For now, the museum is open primarily to school groups and does not operate daily.
A quote from Rena Finder, one of the Schindler survivors, greets visitors: “Everybody said there was nothing I could do. That’s a lie. There is always something you can do.”

Credit: AP/Petr David Josek
Schindler: A Flawed Hero
Schindler’s story was immortalized in Steven Spielberg’s 1993 film “Schindler’s List,” based on the book Schindler’s Ark by Thomas Keneally. Born in Svitavy (Zwittau in German), about 60 kilometers from Brněnec, Schindler lived a contradictory life — a Nazi and a spy, but also a man who risked everything to save others.
After acquiring a factory in Krakow, he hired Jews to work there, shielding them from deportation. In 1944, as Soviet forces approached, he arranged for 1,200 of his workers to be transferred to Brněnec — a list that ultimately saved their lives.
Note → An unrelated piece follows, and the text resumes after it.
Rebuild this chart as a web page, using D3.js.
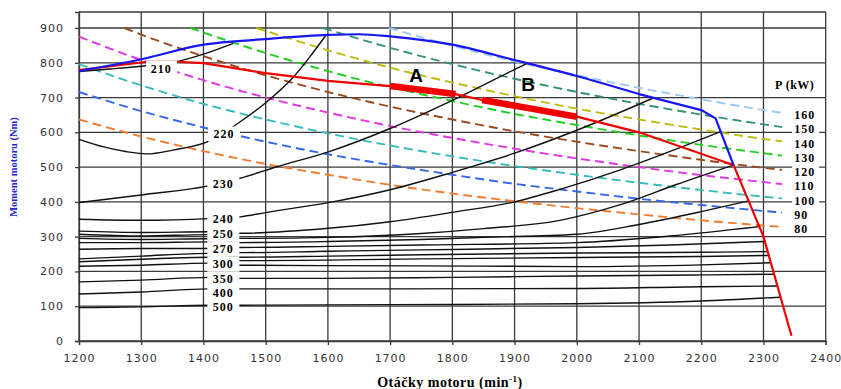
<!DOCTYPE html>
<html>
<head>
<meta charset="utf-8">
<script src="https://cdn.jsdelivr.net/npm/d3@7"></script>
<style>
body{margin:0;background:#fff;}
</style>
</head>
<body>
<div id="chart"></div>
<script>
// axes
var rpmTicks = [1200,1300,1400,1500,1600,1700,1800,1900,2000,2100,2200,2300,2400];
var torqueTicks = [0,100,200,300,400,500,600,700,800,900];

// full load curve (blue) and the operating line (red), [rpm, Nm]
var fullLoad = [[1200,776],[1300,810],[1400,852],[1500,868],[1600,880],[1650,882],[1700,876],[1800,852],[1900,808],[2000,762],[2100,710]];
var fullLoadDrop = [[2100,710],[2200,664],[2223,640],[2252,506]];
var operating = [[1200,779],[1309,803],[1357,803],[1400,799],[1500,770],[1600,748],[1700,733],[1805,710],[1848,693],[2000,645],[2100,600],[2252,506],[2300,300],[2345,15]];
var zoneA = [[1700,733],[1805,710]];
var zoneB = [[1848,693],[2000,645]];
var zoneNames = ["A","B"];

// constant power lines, kW
var powerKW = [160,150,140,130,120,110,100,90,80];
var p160 = [[1698,900],[1800,849],[1900,804],[2000,764],[2100,728],[2200,695],[2300,664],[2330,656]];
var p150 = [[1592,900],[1700,843],[1800,796],[1900,754],[2000,716],[2100,682],[2200,651],[2300,623],[2330,615]];
var p140 = [[1485,900],[1600,836],[1700,786],[1800,743],[1900,704],[2000,668],[2100,637],[2200,608],[2300,581],[2330,574]];
var p130 = [[1379,900],[1400,887],[1500,828],[1600,776],[1700,730],[1800,690],[1900,653],[2000,621],[2100,591],[2200,564],[2300,540],[2330,533]];
var p120 = [[1273,900],[1300,881],[1400,819],[1500,764],[1600,716],[1700,674],[1800,637],[1900,603],[2000,573],[2100,546],[2200,521],[2300,498],[2330,492]];
var p110 = [[1200,875],[1300,808],[1400,750],[1500,700],[1600,657],[1700,618],[1800,584],[1900,553],[2000,525],[2100,500],[2200,477],[2300,457],[2330,451]];
var p100 = [[1200,796],[1300,735],[1400,682],[1500,637],[1600,597],[1700,562],[1800,531],[1900,503],[2000,478],[2100,455],[2200,434],[2300,415],[2330,410]];
var p90 = [[1200,716],[1300,661],[1400,614],[1500,573],[1600,537],[1700,506],[1800,478],[1900,452],[2000,430],[2100,409],[2200,391],[2300,374],[2330,369]];
var p80 = [[1200,637],[1300,588],[1400,546],[1500,509],[1600,478],[1700,449],[1800,424],[1900,402],[2000,382],[2100,364],[2200,347],[2300,332],[2330,328]];
var powerLines = [p160,p150,p140,p130,p120,p110,p100,p90,p80];
var powerColors = ["#9cc8f4","#35917c","#bdbd10","#22d022","#9a4a1c","#e236e2","#36bcbc","#3768ea","#f27c34"];

// specific consumption lines (g/kWh)
var iso210 = [[1200,775],[1250,782],[1310,792],[1357,803],[1395,822],[1448,856]];
var iso220 = [[1200,580],[1240,558],[1277,544],[1309,538],[1351,549],[1411,576],[1454,624],[1502,688],[1545,760],[1571,817],[1598,882]];
var iso230 = [[1200,398],[1300,420],[1408,446],[1459,468],[1518,501],[1601,544],[1700,611],[1800,692],[1898,779],[1922,800]];
var iso240 = [[1200,350],[1300,347],[1410,352],[1459,357],[1502,370],[1601,398],[1700,435],[1800,485],[1900,540],[2000,606],[2122,698]];
var iso245 = [[1200,316],[1300,312],[1410,314],[1459,310],[1601,324],[1700,343],[1800,370],[1900,400],[1973,436],[2070,492],[2150,545],[2231,602]];
var iso250 = [[1200,307],[1300,302],[1410,306],[1459,295],[1601,298],[1750,309],[1850,323],[1973,347],[2070,392],[2160,450],[2252,506]];
var iso260 = [[1200,295],[1300,292],[1410,294],[1459,283],[1601,286],[1750,292],[1850,298],[2000,307],[2100,335],[2200,372],[2276,403]];
var iso265 = [[1200,283],[1300,283],[1410,285],[1459,269],[1601,272],[1750,276],[2000,283],[2150,302],[2293,329]];
var iso270 = [[1200,264],[1300,266],[1410,266],[1459,254],[1601,258],[1750,262],[2000,269],[2150,276],[2302,286]];
var iso280 = [[1200,236],[1300,244],[1410,252],[1459,241],[1601,244],[1750,248],[2000,253],[2200,255],[2307,257]];
var iso290 = [[1200,228],[1300,235],[1410,241],[1459,231],[1750,236],[2000,240],[2200,243],[2309,246]];
var iso300 = [[1200,215],[1300,218],[1410,224],[1459,218],[1750,216],[2000,214],[2200,219],[2312,225]];
var iso350 = [[1200,170],[1300,175],[1410,183],[1459,180],[1600,180],[1800,183],[2000,187],[2200,190],[2317,192]];
var iso400 = [[1200,135],[1300,141],[1410,150],[1459,150],[1700,150],[2000,151],[2200,156],[2322,158]];
var iso500 = [[1200,96],[1300,98],[1410,103],[1459,103],[1600,104],[1800,105],[2000,107],[2200,115],[2327,126]];
var isoLines = [iso210,iso220,iso230,iso240,iso245,iso250,iso260,iso265,iso270,iso280,iso290,iso300,iso350,iso400,iso500];
var isoLabels = ["210","220","230","240","250","270","300","350","400","500"];
var isoLabelAt = [[1332,784],[1433,595],[1432,451],[1432,350],[1432,307],[1432,264],[1432,221],[1432,178],[1432,140],[1432,97]];

var chart =
{
	width:841,
	height:389,
	initialize:function()
	{
		var svg = d3.select("#chart").append("svg")
			.attr("width", this.width).attr("height", this.height)
			.style("background", "#fff");

		var x = d3.scaleLinear().domain([1200, 2400]).range([79, 825.7]);
		var y = d3.scaleLinear().domain([0, 946]).range([341, 12]);

		// grid
		var grid = svg.append("g").attr("stroke", "#3a3a3a").attr("stroke-width", 1.3);
		grid.selectAll("line.v").data(rpmTicks).enter().append("line")
			.attr("x1", function(d){ return x(d); }).attr("x2", function(d){ return x(d); })
			.attr("y1", y(0)).attr("y2", y(946));
		grid.selectAll("line.h").data(torqueTicks.concat([946])).enter().append("line")
			.attr("x1", x(1200)).attr("x2", x(2400))
			.attr("y1", function(d){ return y(d); }).attr("y2", function(d){ return y(d); });

		var xAxis = svg.append("g").attr("transform", "translate(0," + y(0) + ")")
			.call(d3.axisBottom(x).tickValues(rpmTicks).tickSize(4).tickPadding(9).tickFormat(d3.format("d")));
		var yAxis = svg.append("g").attr("transform", "translate(" + x(1200) + ",0)")
			.call(d3.axisLeft(y).tickValues(torqueTicks).tickSize(4).tickPadding(11).tickFormat(d3.format("d")));
		[xAxis, yAxis].forEach(function(a)
		{
			a.select(".domain").attr("stroke", "#3a3a3a").attr("stroke-width", 1.3);
			a.selectAll(".tick line").attr("stroke", "#3a3a3a").attr("stroke-width", 1.3);
			a.selectAll(".tick text").attr("fill", "#333")
				.style("font-family", "'DejaVu Sans', Verdana, sans-serif")
				.style("font-size", "11px").style("letter-spacing", "1px");
		});

		var line = d3.line().x(function(d){ return x(d[0]); }).y(function(d){ return y(d[1]); }).curve(d3.curveMonotoneX);
		var straight = d3.line().x(function(d){ return x(d[0]); }).y(function(d){ return y(d[1]); });

		// power lines
		svg.selectAll("path.power").data(powerLines).enter().append("path")
			.attr("class", "power").attr("d", line).attr("fill", "none")
			.attr("stroke", function(d, i){ return powerColors[i]; })
			.attr("stroke-width", 1.9).attr("stroke-dasharray", "9,5");

		// consumption lines
		svg.selectAll("path.iso").data(isoLines).enter().append("path")
			.attr("class", "iso").attr("d", line).attr("fill", "none")
			.attr("stroke", "#111").attr("stroke-width", 1.4);

		// operating line
		svg.append("path").attr("d", straight(operating)).attr("fill", "none")
			.attr("stroke", "#f00000").attr("stroke-width", 2.2);
		svg.selectAll("path.zone").data([zoneA, zoneB]).enter().append("path")
			.attr("class", "zone").attr("d", straight).attr("fill", "none")
			.attr("stroke", "#f00000").attr("stroke-width", 6.5);

		// full load
		svg.append("path").attr("d", line(fullLoad) + straight(fullLoadDrop).replace("M", "L")).attr("fill", "none")
			.attr("stroke", "#1616f0").attr("stroke-width", 2.2).attr("stroke-linejoin", "round");

		svg.selectAll("text.zone").data(zoneNames).enter().append("text")
			.attr("class", "zone").text(function(d){ return d; })
			.attr("x", function(d, i){ return i == 0 ? 416 : 528; })
			.attr("y", function(d, i){ return i == 0 ? 82 : 91; })
			.attr("text-anchor", "middle")
			.style("font-family", "'Liberation Sans', Arial, sans-serif")
			.style("font-weight", "bold").style("font-size", "19px").attr("fill", "#000");

		// labels of consumption lines
		var lab = svg.selectAll("g.isolab").data(isoLabels).enter().append("g").attr("class", "isolab")
			.attr("transform", function(d, i){ return "translate(" + x(isoLabelAt[i][0]) + "," + y(isoLabelAt[i][1]) + ")"; });
		lab.append("rect")
			.attr("x", function(d, i){ return i == 0 ? -15 : -16; })
			.attr("width", function(d, i){ return i == 0 ? 31 : 32; })
			.attr("y", -7.5).attr("height", 15).attr("fill", "#fff");
		lab.append("text").text(function(d){ return d; })
			.attr("text-anchor", "middle").attr("dy", "0.35em")
			.style("font-family", "'Liberation Serif', 'Times New Roman', serif")
			.style("font-weight", "bold").style("font-size", "12px").style("letter-spacing", "1px");

		// power legend at the line ends
		var leg = svg.selectAll("g.powlab").data(powerKW).enter().append("g").attr("class", "powlab")
			.attr("transform", function(d, i)
			{
				var last = powerLines[i][powerLines[i].length - 1];
				return "translate(" + (x(last[0]) + 12) + "," + (y(last[1]) + 2) + ")";
			});
		leg.append("rect").attr("x", -2).attr("y", -6).attr("width", 27).attr("height", 12).attr("fill", "#fff");
		leg.append("text").text(function(d){ return d; }).attr("dy", "0.35em")
			.style("font-family", "'Liberation Serif', 'Times New Roman', serif")
			.style("font-weight", "bold").style("font-size", "12px").style("letter-spacing", "1px");

		svg.append("text").text("P  (kW)").attr("x", 775).attr("y", 89)
			.style("font-family", "'Liberation Serif', 'Times New Roman', serif")
			.style("font-weight", "bold").style("font-size", "12px").style("letter-spacing", "0.5px");

		// axis titles
		var xt = svg.append("text").attr("x", 450).attr("y", 387).attr("text-anchor", "middle")
			.style("font-family", "'Liberation Serif', 'Times New Roman', serif")
			.style("font-weight", "bold").style("font-size", "14px").style("letter-spacing", "0.5px");
		xt.append("tspan").text("Otáčky motoru (min");
		xt.append("tspan").text("-1").attr("dy", -5).style("font-size", "9px");
		xt.append("tspan").text(")").attr("dy", 5);

		svg.append("text").text("Moment motoru (Nm)")
			.attr("transform", "translate(17,167) rotate(-90)").attr("text-anchor", "middle")
			.attr("fill", "#2323d8")
			.style("font-family", "'Liberation Serif', 'Times New Roman', serif")
			.style("font-weight", "bold").style("font-size", "10.5px");
	}
};

chart.initialize();
</script>
</body>
</html>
At one point, 300 women meant to join the group were mistakenly rerouted to Auschwitz. Schindler intervened to secure their release, in what Yad Vashem called the only known case of such a large group being allowed to leave a death camp alive while gas chambers were still operational.
In January 1945, Emilie Schindler led an effort to rescue more than 100 Jewish men who arrived at a nearby train station in sealed cattle cars.
In 1993, Yad Vashem recognized both Oskar and Emilie as Righteous Among the Nations, the highest honor for non-Jews who risked their lives to save Jews during the Holocaust.